_Supplied material_
——

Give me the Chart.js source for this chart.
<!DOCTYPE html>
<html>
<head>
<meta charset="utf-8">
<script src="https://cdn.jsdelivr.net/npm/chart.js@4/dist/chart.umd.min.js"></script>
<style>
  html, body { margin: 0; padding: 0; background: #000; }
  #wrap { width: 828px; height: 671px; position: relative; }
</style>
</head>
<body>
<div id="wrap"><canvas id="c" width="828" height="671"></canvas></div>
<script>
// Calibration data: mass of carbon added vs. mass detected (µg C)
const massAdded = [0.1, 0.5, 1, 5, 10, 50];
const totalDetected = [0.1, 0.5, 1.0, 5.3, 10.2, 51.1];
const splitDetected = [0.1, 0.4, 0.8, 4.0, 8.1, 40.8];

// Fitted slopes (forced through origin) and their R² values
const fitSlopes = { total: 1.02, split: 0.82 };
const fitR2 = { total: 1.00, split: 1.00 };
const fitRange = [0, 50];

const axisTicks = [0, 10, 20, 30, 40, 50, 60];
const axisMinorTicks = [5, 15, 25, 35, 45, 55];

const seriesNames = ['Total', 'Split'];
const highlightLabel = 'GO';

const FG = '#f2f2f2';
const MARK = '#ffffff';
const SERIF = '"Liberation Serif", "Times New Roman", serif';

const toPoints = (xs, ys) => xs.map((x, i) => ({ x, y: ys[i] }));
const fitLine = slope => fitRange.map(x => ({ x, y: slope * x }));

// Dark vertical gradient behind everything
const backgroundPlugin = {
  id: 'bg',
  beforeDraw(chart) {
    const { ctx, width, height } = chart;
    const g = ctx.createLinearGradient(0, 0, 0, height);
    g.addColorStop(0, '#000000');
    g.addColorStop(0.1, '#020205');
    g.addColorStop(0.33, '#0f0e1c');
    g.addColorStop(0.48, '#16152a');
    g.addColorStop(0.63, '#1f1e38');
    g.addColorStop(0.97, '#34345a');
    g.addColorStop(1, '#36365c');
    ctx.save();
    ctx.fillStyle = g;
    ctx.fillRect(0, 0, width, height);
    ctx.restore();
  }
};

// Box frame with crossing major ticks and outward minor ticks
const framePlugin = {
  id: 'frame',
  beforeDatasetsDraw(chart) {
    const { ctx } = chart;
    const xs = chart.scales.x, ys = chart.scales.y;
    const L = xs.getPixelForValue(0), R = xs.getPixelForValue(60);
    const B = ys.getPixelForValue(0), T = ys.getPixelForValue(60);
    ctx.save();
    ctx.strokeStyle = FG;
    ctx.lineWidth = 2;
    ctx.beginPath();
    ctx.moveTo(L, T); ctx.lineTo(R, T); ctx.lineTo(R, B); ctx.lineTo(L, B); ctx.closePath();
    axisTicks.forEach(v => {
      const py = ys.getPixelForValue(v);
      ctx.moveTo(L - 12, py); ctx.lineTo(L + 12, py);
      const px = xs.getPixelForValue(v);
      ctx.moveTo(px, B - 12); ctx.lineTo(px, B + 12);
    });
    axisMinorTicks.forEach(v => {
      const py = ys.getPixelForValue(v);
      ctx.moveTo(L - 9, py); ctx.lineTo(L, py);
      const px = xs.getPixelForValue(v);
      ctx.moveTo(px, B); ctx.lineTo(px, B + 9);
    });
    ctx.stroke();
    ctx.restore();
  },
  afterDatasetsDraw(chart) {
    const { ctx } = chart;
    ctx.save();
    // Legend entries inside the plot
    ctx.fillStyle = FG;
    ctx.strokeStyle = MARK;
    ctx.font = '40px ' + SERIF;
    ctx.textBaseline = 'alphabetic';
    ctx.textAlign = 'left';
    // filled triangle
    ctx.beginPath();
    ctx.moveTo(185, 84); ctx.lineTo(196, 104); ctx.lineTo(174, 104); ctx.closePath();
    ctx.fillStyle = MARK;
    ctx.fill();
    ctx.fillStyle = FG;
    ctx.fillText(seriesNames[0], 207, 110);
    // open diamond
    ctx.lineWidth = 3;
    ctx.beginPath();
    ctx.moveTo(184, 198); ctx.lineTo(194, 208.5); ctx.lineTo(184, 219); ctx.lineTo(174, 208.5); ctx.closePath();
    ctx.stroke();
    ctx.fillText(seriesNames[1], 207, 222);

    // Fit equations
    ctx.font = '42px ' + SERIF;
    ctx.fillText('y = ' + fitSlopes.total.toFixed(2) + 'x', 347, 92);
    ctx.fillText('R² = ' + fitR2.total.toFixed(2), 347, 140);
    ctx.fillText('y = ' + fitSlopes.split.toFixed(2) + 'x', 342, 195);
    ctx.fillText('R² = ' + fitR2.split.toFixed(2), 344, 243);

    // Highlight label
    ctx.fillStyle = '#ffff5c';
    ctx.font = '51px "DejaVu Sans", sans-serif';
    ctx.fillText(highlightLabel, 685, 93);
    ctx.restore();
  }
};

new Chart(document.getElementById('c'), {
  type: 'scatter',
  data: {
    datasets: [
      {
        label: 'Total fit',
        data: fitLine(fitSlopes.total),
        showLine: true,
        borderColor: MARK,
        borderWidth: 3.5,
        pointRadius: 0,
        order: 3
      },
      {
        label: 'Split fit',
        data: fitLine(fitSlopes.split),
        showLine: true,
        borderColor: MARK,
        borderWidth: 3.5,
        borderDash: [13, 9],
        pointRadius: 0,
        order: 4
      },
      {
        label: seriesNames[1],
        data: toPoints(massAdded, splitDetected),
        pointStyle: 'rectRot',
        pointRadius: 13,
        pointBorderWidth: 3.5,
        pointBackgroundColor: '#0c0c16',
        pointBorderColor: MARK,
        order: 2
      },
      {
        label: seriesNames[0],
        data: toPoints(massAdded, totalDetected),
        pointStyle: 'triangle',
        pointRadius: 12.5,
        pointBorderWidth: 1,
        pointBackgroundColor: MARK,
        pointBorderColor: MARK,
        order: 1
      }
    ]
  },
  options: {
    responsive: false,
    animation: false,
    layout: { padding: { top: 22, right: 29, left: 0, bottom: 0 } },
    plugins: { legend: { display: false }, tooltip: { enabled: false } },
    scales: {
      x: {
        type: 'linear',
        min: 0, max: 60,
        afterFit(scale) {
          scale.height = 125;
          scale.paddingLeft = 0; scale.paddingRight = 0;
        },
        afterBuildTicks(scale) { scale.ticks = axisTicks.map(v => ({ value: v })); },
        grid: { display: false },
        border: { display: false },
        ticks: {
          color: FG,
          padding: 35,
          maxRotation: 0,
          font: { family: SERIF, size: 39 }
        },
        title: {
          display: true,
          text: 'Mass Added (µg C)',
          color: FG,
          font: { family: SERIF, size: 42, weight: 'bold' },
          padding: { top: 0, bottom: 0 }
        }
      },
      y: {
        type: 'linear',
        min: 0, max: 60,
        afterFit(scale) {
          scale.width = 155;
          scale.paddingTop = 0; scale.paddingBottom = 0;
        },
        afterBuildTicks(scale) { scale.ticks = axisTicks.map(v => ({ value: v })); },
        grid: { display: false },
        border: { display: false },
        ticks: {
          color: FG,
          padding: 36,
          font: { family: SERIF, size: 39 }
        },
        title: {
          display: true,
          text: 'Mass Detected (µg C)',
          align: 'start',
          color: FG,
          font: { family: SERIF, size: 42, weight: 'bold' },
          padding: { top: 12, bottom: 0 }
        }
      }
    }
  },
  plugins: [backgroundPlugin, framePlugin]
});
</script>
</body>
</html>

——

_Your goal_
Reproduce the data in full, exactly as presented.

_Answer below_
Give me the Chart.js source for this chart.
<!DOCTYPE html>
<html>
<head>
<meta charset="utf-8">
<script src="https://cdn.jsdelivr.net/npm/chart.js@4/dist/chart.umd.min.js"></script>
<style>
  html, body { margin: 0; padding: 0; background: #000; }
  #wrap { width: 828px; height: 671px; position: relative; }
</style>
</head>
<body>
<div id="wrap"><canvas id="c" width="828" height="671"></canvas></div>
<script>
// Calibration data: mass of carbon added vs. mass detected (µg C)
const massAdded = [0.1, 0.5, 1, 5, 10, 50];
const totalDetected = [0.1, 0.5, 1.0, 5.3, 10.2, 51.1];
const splitDetected = [0.1, 0.4, 0.8, 4.0, 8.1, 40.8];

// Fitted slopes (forced through origin) and their R² values
const fitSlopes = { total: 1.02, split: 0.82 };
const fitR2 = { total: 1.00, split: 1.00 };
const fitRange = [0, 50];

const axisTicks = [0, 10, 20, 30, 40, 50, 60];
const axisMinorTicks = [5, 15, 25, 35, 45, 55];

const seriesNames = ['Total', 'Split'];
const highlightLabel = 'GO';

const FG = '#f2f2f2';
const MARK = '#ffffff';
const SERIF = '"Liberation Serif", "Times New Roman", serif';

const toPoints = (xs, ys) => xs.map((x, i) => ({ x, y: ys[i] }));
const fitLine = slope => fitRange.map(x => ({ x, y: slope * x }));

// Dark vertical gradient behind everything
const backgroundPlugin = {
  id: 'bg',
  beforeDraw(chart) {
    const { ctx, width, height } = chart;
    const g = ctx.createLinearGradient(0, 0, 0, height);
    g.addColorStop(0, '#000000');
    g.addColorStop(0.1, '#020205');
    g.addColorStop(0.33, '#0f0e1c');
    g.addColorStop(0.48, '#16152a');
    g.addColorStop(0.63, '#1f1e38');
    g.addColorStop(0.97, '#34345a');
    g.addColorStop(1, '#36365c');
    ctx.save();
    ctx.fillStyle = g;
    ctx.fillRect(0, 0, width, height);
    ctx.restore();
  }
};

// Box frame with crossing major ticks and outward minor ticks
const framePlugin = {
  id: 'frame',
  beforeDatasetsDraw(chart) {
    const { ctx } = chart;
    const xs = chart.scales.x, ys = chart.scales.y;
    const L = xs.getPixelForValue(0), R = xs.getPixelForValue(60);
    const B = ys.getPixelForValue(0), T = ys.getPixelForValue(60);
    ctx.save();
    ctx.strokeStyle = FG;
    ctx.lineWidth = 2;
    ctx.beginPath();
    ctx.moveTo(L, T); ctx.lineTo(R, T); ctx.lineTo(R, B); ctx.lineTo(L, B); ctx.closePath();
    axisTicks.forEach(v => {
      const py = ys.getPixelForValue(v);
      ctx.moveTo(L - 12, py); ctx.lineTo(L + 12, py);
      const px = xs.getPixelForValue(v);
      ctx.moveTo(px, B - 12); ctx.lineTo(px, B + 12);
    });
    axisMinorTicks.forEach(v => {
      const py = ys.getPixelForValue(v);
      ctx.moveTo(L - 9, py); ctx.lineTo(L, py);
      const px = xs.getPixelForValue(v);
      ctx.moveTo(px, B); ctx.lineTo(px, B + 9);
    });
    ctx.stroke();
    ctx.restore();
  },
  afterDatasetsDraw(chart) {
    const { ctx } = chart;
    ctx.save();
    // Legend entries inside the plot
    ctx.fillStyle = FG;
    ctx.strokeStyle = MARK;
    ctx.font = '40px ' + SERIF;
    ctx.textBaseline = 'alphabetic';
    ctx.textAlign = 'left';
    // filled triangle
    ctx.beginPath();
    ctx.moveTo(185, 84); ctx.lineTo(196, 104); ctx.lineTo(174, 104); ctx.closePath();
    ctx.fillStyle = MARK;
    ctx.fill();
    ctx.fillStyle = FG;
    ctx.fillText(seriesNames[0], 207, 110);
    // open diamond
    ctx.lineWidth = 3;
    ctx.beginPath();
    ctx.moveTo(184, 198); ctx.lineTo(194, 208.5); ctx.lineTo(184, 219); ctx.lineTo(174, 208.5); ctx.closePath();
    ctx.stroke();
    ctx.fillText(seriesNames[1], 207, 222);

    // Fit equations
    ctx.font = '42px ' + SERIF;
    ctx.fillText('y = ' + fitSlopes.total.toFixed(2) + 'x', 347, 92);
    ctx.fillText('R² = ' + fitR2.total.toFixed(2), 347, 140);
    ctx.fillText('y = ' + fitSlopes.split.toFixed(2) + 'x', 342, 195);
    ctx.fillText('R² = ' + fitR2.split.toFixed(2), 344, 243);

    // Highlight label
    ctx.fillStyle = '#ffff5c';
    ctx.font = '51px "DejaVu Sans", sans-serif';
    ctx.fillText(highlightLabel, 685, 93);
    ctx.restore();
  }
};

new Chart(document.getElementById('c'), {
  type: 'scatter',
  data: {
    datasets: [
      {
        label: 'Total fit',
        data: fitLine(fitSlopes.total),
        showLine: true,
        borderColor: MARK,
        borderWidth: 3.5,
        pointRadius: 0,
        order: 3
      },
      {
        label: 'Split fit',
        data: fitLine(fitSlopes.split),
        showLine: true,
        borderColor: MARK,
        borderWidth: 3.5,
        borderDash: [13, 9],
        pointRadius: 0,
        order: 4
      },
      {
        label: seriesNames[1],
        data: toPoints(massAdded, splitDetected),
        pointStyle: 'rectRot',
        pointRadius: 13,
        pointBorderWidth: 3.5,
        pointBackgroundColor: '#0c0c16',
        pointBorderColor: MARK,
        order: 2
      },
      {
        label: seriesNames[0],
        data: toPoints(massAdded, totalDetected),
        pointStyle: 'triangle',
        pointRadius: 12.5,
        pointBorderWidth: 1,
        pointBackgroundColor: MARK,
        pointBorderColor: MARK,
        order: 1
      }
    ]
  },
  options: {
    responsive: false,
    animation: false,
    layout: { padding: { top: 22, right: 29, left: 0, bottom: 0 } },
    plugins: { legend: { display: false }, tooltip: { enabled: false } },
    scales: {
      x: {
        type: 'linear',
        min: 0, max: 60,
        afterFit(scale) {
          scale.height = 125;
          scale.paddingLeft = 0; scale.paddingRight = 0;
        },
        afterBuildTicks(scale) { scale.ticks = axisTicks.map(v => ({ value: v })); },
        grid: { display: false },
        border: { display: false },
        ticks: {
          color: FG,
          padding: 35,
          maxRotation: 0,
          font: { family: SERIF, size: 39 }
        },
        title: {
          display: true,
          text: 'Mass Added (µg C)',
          color: FG,
          font: { family: SERIF, size: 42, weight: 'bold' },
          padding: { top: 0, bottom: 0 }
        }
      },
      y: {
        type: 'linear',
        min: 0, max: 60,
        afterFit(scale) {
          scale.width = 155;
          scale.paddingTop = 0; scale.paddingBottom = 0;
        },
        afterBuildTicks(scale) { scale.ticks = axisTicks.map(v => ({ value: v })); },
        grid: { display: false },
        border: { display: false },
        ticks: {
          color: FG,
          padding: 36,
          font: { family: SERIF, size: 39 }
        },
        title: {
          display: true,
          text: 'Mass Detected (µg C)',
          align: 'start',
          color: FG,
          font: { family: SERIF, size: 42, weight: 'bold' },
          padding: { top: 12, bottom: 0 }
        }
      }
    }
  },
  plugins: [backgroundPlugin, framePlugin]
});
</script>
</body>
</html>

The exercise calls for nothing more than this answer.